Computerised canes may be better tools to steer blind people around obstacles
people with visual impairment can now take help of a newly developed cane that would use sonar beams to guide them. Sonar is a system for detecting the position of objects by emmiting sound pulses. Johann Borenstein and Iwan Ulrich, mechanical engineers at the University of Michigan, usa , have designed this cane. The cane is similar in look to a traditional white cane but it has a semicircular black box on two wheels attached to its bottom end. Whenever the user pushes the cane along, a semicircular array of ultrasonic sensors projects a sonar beam in front to detect objects. In this course, the ultrasonic pulses bounce off obstacles up to 1.8 metres ahead and reflect back to sensors at the base of the cane (Discover , Vol 18, No 11).
Once the pulses reach the sensors, the wheels in the black box automatically turn and pass around the obstacle. It helps the user to feel the movement and follows along. Borenstein says that a person may soon become attuned to the movement of the cane and may start walking at about normal speed.
The weight of the device is nearly 3.6 kg. It resembles an upright vacuum cleaner. The device has steering motors for the two wheels, a small onboard computer to control the steering, and an array of ultrasonic sensors. The person sets the initial direction of travel with a thumb activated joystick on the cane's handle. When the user takes the cane along, the onboard computer changes the wheel positions to avoid meeting the obstacle. After crossing the obstacle, the cane returns to its original direction.
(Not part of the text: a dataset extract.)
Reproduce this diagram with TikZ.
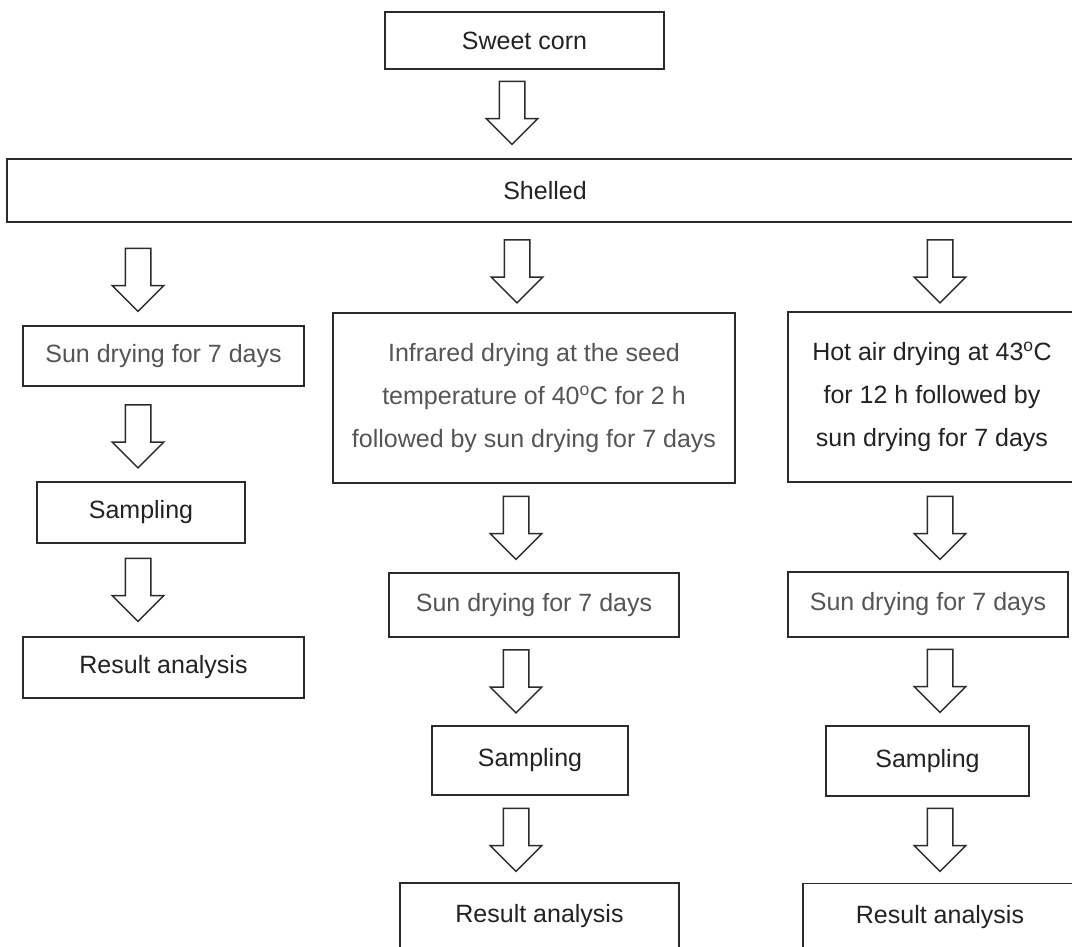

Even if the device is very useful for the visually impaired, it has many drawbacks too. The ultrasonic pulses can be deflected away from the sensors if they hit smooth surfaces such as glass doors. So the detection of the obstacle may not be easy for the device. Whereas some objects such as tables may exceed the reach of the sensors. But the researchers are optimistic that the sonar cane itself will be able to handle such situations in a few years. The device would cost nearly us $4,000.